(TASK): Select and reproduce each line of the listing below that bears the string "matplotlib".

(SOURCE DATA):
++++++++++++++++++++

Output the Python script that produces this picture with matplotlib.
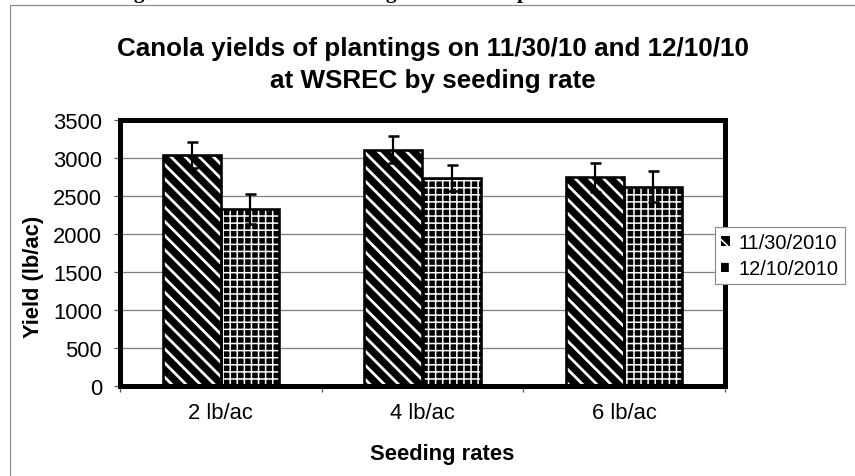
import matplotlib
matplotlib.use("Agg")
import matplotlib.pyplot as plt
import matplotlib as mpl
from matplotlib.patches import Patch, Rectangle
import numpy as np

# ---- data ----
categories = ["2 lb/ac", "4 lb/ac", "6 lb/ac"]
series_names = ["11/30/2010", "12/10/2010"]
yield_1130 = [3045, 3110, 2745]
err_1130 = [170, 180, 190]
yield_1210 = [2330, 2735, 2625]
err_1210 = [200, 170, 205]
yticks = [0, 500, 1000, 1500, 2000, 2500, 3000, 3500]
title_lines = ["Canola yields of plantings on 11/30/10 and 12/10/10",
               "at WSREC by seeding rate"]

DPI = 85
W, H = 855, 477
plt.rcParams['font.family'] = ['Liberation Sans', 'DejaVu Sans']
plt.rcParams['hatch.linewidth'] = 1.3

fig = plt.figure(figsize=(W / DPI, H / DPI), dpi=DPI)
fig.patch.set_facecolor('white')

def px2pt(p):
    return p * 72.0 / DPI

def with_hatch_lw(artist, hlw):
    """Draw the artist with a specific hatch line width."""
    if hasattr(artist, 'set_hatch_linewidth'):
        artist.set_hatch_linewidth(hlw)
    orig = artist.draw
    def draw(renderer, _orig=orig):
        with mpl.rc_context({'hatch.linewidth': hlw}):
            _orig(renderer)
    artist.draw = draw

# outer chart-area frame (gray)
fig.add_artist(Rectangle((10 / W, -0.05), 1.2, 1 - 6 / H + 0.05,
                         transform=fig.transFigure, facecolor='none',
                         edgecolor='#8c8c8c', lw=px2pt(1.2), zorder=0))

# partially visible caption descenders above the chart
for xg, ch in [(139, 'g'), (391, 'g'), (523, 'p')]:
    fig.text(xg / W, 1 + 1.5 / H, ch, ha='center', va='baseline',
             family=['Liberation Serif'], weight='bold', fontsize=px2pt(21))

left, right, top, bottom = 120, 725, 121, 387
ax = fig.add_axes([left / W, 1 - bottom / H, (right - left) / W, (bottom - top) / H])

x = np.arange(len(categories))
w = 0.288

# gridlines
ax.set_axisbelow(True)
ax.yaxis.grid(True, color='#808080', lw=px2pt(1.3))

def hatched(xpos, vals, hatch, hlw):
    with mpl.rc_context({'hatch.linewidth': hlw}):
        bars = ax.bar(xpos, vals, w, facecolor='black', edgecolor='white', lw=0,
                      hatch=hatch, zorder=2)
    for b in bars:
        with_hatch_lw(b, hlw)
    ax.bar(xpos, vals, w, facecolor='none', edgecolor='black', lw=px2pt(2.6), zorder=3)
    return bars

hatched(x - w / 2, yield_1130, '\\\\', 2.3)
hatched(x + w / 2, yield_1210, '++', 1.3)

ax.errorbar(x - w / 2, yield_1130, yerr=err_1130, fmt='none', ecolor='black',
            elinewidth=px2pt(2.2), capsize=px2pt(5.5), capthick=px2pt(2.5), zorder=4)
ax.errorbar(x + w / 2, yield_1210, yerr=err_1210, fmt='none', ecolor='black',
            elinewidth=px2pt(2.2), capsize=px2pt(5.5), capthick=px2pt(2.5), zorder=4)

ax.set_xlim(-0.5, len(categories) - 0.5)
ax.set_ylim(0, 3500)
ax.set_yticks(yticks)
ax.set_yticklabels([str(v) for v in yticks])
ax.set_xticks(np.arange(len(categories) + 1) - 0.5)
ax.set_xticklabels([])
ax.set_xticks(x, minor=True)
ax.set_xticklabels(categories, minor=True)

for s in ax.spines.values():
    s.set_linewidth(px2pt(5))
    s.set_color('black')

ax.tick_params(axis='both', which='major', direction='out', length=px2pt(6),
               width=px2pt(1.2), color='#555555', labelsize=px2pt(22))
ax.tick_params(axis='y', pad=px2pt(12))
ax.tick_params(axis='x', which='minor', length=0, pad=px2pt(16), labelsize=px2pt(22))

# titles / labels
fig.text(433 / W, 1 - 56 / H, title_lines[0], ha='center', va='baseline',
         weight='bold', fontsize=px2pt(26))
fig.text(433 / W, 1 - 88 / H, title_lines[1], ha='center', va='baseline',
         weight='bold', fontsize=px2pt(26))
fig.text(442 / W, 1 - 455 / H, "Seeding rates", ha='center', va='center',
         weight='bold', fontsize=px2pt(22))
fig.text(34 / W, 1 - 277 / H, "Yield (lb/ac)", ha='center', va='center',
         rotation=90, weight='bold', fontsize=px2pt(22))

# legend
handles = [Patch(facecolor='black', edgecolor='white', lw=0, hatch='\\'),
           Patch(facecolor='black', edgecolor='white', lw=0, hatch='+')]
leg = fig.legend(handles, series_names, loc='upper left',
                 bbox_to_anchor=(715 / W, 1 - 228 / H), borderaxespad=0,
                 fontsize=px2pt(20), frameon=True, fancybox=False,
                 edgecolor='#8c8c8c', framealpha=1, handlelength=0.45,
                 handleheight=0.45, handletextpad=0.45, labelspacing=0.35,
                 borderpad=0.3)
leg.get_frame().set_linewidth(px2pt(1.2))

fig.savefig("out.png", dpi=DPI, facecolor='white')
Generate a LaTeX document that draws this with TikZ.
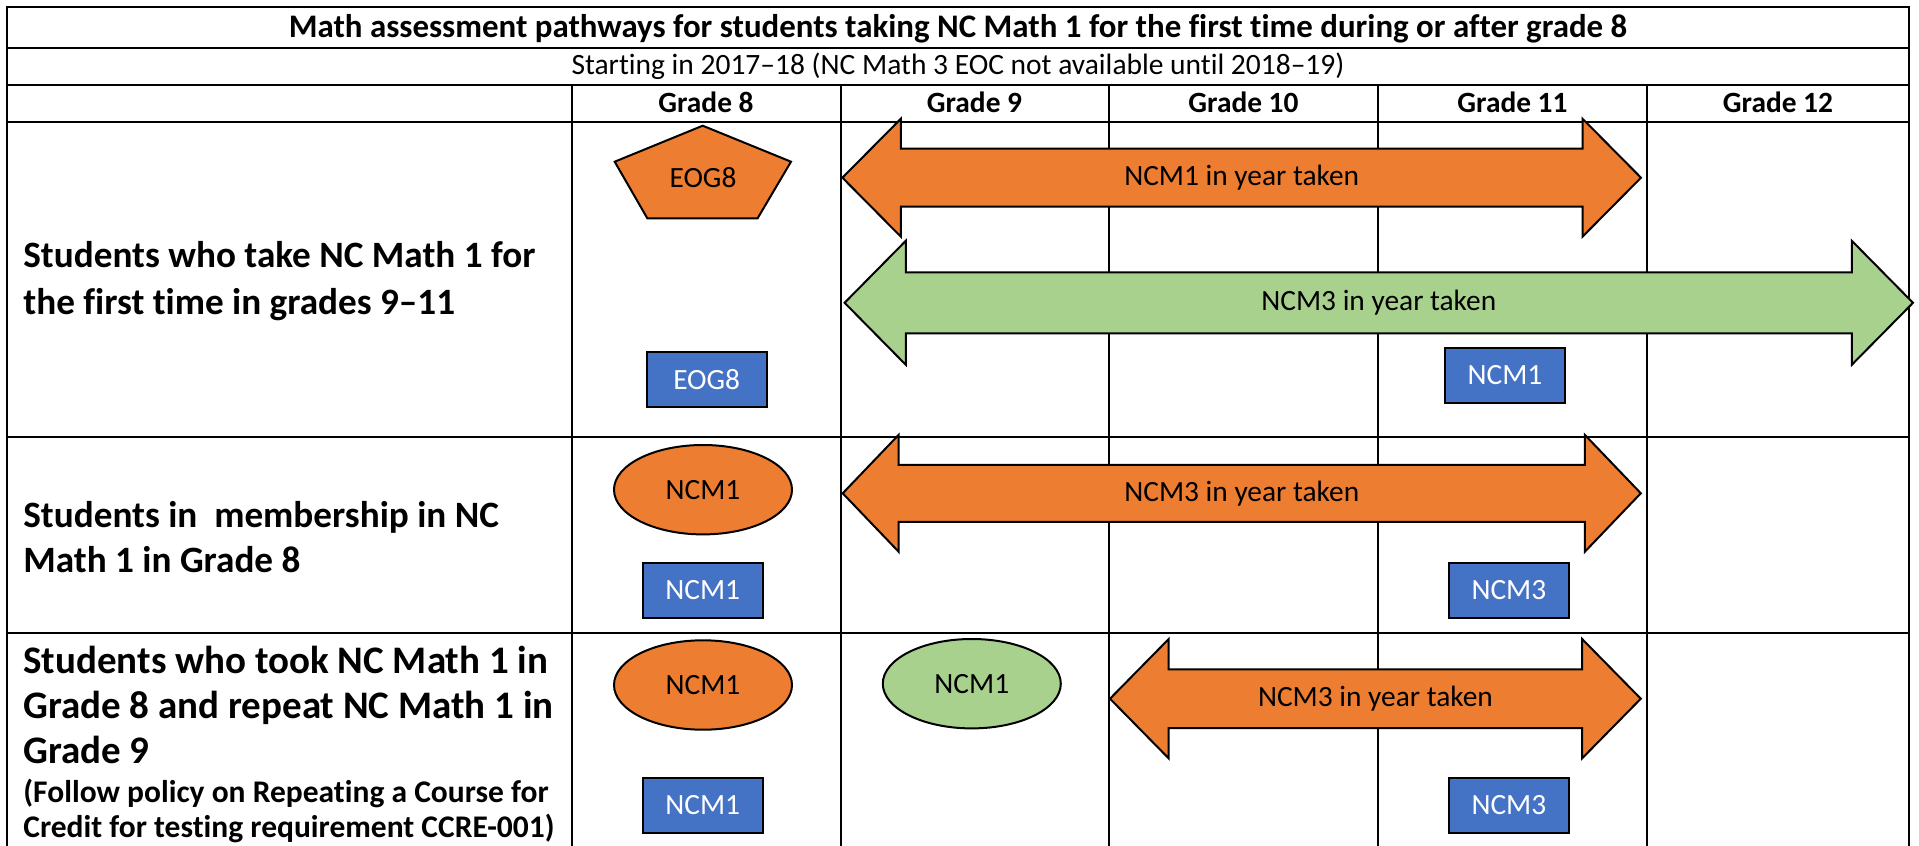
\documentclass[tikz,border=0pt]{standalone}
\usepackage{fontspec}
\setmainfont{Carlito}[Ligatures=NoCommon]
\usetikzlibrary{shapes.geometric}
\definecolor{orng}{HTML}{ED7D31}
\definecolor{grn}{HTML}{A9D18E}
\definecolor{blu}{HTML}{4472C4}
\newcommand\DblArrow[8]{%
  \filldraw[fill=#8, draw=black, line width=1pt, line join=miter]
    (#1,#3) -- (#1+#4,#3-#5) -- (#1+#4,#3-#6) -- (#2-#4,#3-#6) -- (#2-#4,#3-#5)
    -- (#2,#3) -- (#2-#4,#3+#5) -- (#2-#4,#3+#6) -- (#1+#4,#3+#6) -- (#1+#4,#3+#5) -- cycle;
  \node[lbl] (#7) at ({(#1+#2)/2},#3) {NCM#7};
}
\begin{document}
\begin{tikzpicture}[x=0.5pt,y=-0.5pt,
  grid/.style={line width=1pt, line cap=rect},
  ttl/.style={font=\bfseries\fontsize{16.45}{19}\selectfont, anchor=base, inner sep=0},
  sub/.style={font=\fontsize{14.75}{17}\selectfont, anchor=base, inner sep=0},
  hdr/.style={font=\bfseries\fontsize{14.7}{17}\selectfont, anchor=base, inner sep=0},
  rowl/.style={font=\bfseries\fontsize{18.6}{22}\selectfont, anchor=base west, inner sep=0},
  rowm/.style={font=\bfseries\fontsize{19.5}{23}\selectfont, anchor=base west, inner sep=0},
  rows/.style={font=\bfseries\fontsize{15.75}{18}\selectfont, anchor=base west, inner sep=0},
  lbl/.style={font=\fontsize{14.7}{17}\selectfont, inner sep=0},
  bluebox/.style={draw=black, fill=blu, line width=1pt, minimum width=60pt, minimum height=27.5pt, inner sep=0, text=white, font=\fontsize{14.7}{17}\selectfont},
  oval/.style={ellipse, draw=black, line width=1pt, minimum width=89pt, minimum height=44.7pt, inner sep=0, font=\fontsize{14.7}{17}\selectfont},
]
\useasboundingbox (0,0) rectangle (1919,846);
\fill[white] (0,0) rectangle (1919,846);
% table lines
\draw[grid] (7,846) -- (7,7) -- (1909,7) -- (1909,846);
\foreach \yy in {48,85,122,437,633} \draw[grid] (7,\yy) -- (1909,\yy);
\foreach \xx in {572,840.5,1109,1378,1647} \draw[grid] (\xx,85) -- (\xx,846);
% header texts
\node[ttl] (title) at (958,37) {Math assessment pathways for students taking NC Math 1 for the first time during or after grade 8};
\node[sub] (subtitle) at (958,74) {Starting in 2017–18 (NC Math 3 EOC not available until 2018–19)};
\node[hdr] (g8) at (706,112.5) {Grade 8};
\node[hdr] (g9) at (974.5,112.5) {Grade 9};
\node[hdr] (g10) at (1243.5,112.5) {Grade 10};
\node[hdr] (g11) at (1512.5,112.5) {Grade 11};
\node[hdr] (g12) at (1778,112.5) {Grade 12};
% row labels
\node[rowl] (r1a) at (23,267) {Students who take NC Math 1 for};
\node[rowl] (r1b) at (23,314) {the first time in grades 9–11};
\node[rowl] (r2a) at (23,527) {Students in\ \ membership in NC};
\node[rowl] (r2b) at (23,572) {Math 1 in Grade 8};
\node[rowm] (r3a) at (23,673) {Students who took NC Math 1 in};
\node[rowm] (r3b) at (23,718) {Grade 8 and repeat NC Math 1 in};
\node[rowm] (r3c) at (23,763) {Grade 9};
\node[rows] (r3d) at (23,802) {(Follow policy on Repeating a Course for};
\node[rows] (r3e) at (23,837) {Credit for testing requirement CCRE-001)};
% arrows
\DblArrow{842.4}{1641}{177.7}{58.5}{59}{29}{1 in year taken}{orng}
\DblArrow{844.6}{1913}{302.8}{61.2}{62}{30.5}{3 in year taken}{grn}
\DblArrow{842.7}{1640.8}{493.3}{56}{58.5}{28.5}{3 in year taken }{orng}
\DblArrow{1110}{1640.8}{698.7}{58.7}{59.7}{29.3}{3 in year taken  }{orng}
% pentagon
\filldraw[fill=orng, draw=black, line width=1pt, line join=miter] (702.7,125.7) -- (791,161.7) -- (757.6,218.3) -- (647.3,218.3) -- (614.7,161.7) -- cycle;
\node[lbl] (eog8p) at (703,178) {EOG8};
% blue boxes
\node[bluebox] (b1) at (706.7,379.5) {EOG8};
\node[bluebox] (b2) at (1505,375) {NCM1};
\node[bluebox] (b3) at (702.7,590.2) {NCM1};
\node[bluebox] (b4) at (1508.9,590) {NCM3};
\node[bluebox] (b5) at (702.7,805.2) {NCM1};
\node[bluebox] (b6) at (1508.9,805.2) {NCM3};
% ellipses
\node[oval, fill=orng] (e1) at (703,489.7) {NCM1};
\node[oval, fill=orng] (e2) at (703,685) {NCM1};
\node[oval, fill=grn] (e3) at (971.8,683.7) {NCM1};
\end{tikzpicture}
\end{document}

++++++++++++++++++++

(SOLVED PROBLEM):
Output the Python script that produces this picture with matplotlib.
import matplotlib
matplotlib.use("Agg")
import matplotlib.pyplot as plt
import matplotlib as mpl
from matplotlib.patches import Patch, Rectangle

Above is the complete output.